> DO THIS:
Write out the opening lines of the data word for word, up to and including the line with "from matplotlib.patches import Rectangle", and leave every picture and every later line out.

> SOURCE DATA:
** Begin **

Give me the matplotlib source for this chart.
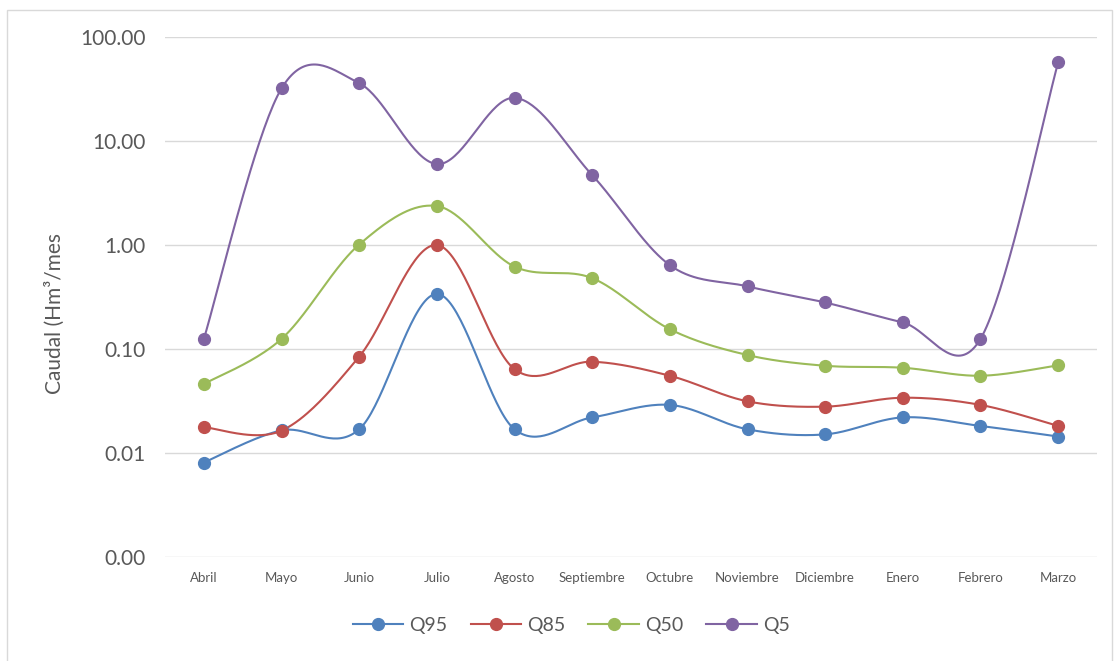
import numpy as np
import matplotlib
matplotlib.use("Agg")
import matplotlib.pyplot as plt
import matplotlib.ticker as ticker
from matplotlib.lines import Line2D
from matplotlib.patches import Rectangle

meses = ['Abril', 'Mayo', 'Junio', 'Julio', 'Agosto', 'Septiembre',
         'Octubre', 'Noviembre', 'Diciembre', 'Enero', 'Febrero', 'Marzo']

q95 = [0.0081, 0.0165, 0.0169, 0.338, 0.0169, 0.0220,
       0.0290, 0.0169, 0.0151, 0.0220, 0.0182, 0.0144]
q85 = [0.0177, 0.0164, 0.0843, 1.00, 0.0640, 0.0755,
       0.0553, 0.0314, 0.0279, 0.0340, 0.0290, 0.0182]
q50 = [0.046, 0.125, 1.01, 2.37, 0.62, 0.48,
       0.155, 0.0875, 0.069, 0.066, 0.0553, 0.0697]
q5 = [0.125, 32.0, 36.0, 6.0, 26.0, 4.7,
      0.64, 0.40, 0.28, 0.18, 0.125, 57.0]

series = [('Q95', q95, '#4F81BD'),
          ('Q85', q85, '#C0504D'),
          ('Q50', q50, '#9BBB59'),
          ('Q5', q5, '#8064A2')]


def suavizar(y, n=40):
    # curva tipo Excel: bezier con tangentes de Catmull-Rom en escala log
    ly = np.log10(y)
    x = np.arange(len(ly), dtype=float)
    px = np.concatenate([[x[0]], x, [x[-1]]])
    py = np.concatenate([[ly[0]], ly, [ly[-1]]])
    t = np.linspace(0, 1, n)
    xs, ys = [], []
    for i in range(len(ly) - 1):
        p0 = np.array([px[i + 1], py[i + 1]])
        p3 = np.array([px[i + 2], py[i + 2]])
        c1 = p0 + (p3 - np.array([px[i], py[i]])) / 6
        c2 = p3 - (np.array([px[i + 3], py[i + 3]]) - p0) / 6
        b = ((1 - t) ** 3)[:, None] * p0 + (3 * (1 - t) ** 2 * t)[:, None] * c1 \
            + (3 * (1 - t) * t ** 2)[:, None] * c2 + (t ** 3)[:, None] * p3
        xs.append(b[:, 0])
        ys.append(b[:, 1])
    return np.concatenate(xs), 10 ** np.concatenate(ys)


plt.rcParams['font.family'] = ['Lato', 'DejaVu Sans']

fig = plt.figure(figsize=(11.2, 6.61), dpi=100)
fig.patches.append(Rectangle((7 / 1120, -0.01), 1105 / 1120, 1 - 10 / 661 + 0.01,
                             transform=fig.transFigure, fill=False,
                             edgecolor='#D9D9D9', linewidth=1))
ax = fig.add_axes([165 / 1120, 1 - 557 / 661, 932 / 1120, 520 / 661])

x = np.arange(len(meses))
handles = []
for nombre, valores, color in series:
    xs, ys = suavizar(valores)
    ax.plot(xs, ys, color=color, linewidth=1.5, zorder=3)
    ax.plot(x, valores, 'o', color=color, markersize=8.5, zorder=4)
    handles.append(Line2D([], [], color=color, linewidth=1.5, marker='o',
                          markersize=8.5, label=nombre))

ax.set_yscale('log')
ax.set_ylim(0.001, 100)
ax.set_xlim(-0.5, len(meses) - 0.5)
ax.yaxis.set_major_locator(ticker.LogLocator(base=10, numticks=10))
ax.yaxis.set_minor_locator(ticker.NullLocator())
ax.yaxis.set_major_formatter(ticker.FuncFormatter(lambda v, p: '{:.2f}'.format(v)))
ax.set_xticks(x)
ax.set_xticklabels(meses)

ax.grid(axis='y', color='#D9D9D9', linewidth=1)
ax.set_axisbelow(True)
for s in ax.spines.values():
    s.set_visible(False)
ax.tick_params(axis='y', length=0, pad=14, labelsize=15, labelcolor='#595959')
ax.tick_params(axis='x', length=0, pad=11, labelsize=9.5, labelcolor='#595959')

ax.set_ylabel('Caudal (Hm³/mes', fontsize=15, color='#595959')
ax.yaxis.set_label_coords(-0.107, 0.468)

fig.legend(handles=handles, loc='center', bbox_to_anchor=(0.51, 1 - 625 / 661),
           ncol=4, frameon=False, fontsize=14, handlelength=2.6,
           handletextpad=0.3, columnspacing=1.2, labelcolor='#595959')

plt.savefig('out.png', dpi=100)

** End **

> RESULT:
Give me the matplotlib source for this chart.
import numpy as np
import matplotlib
matplotlib.use("Agg")
import matplotlib.pyplot as plt
import matplotlib.ticker as ticker
from matplotlib.lines import Line2D
from matplotlib.patches import Rectangle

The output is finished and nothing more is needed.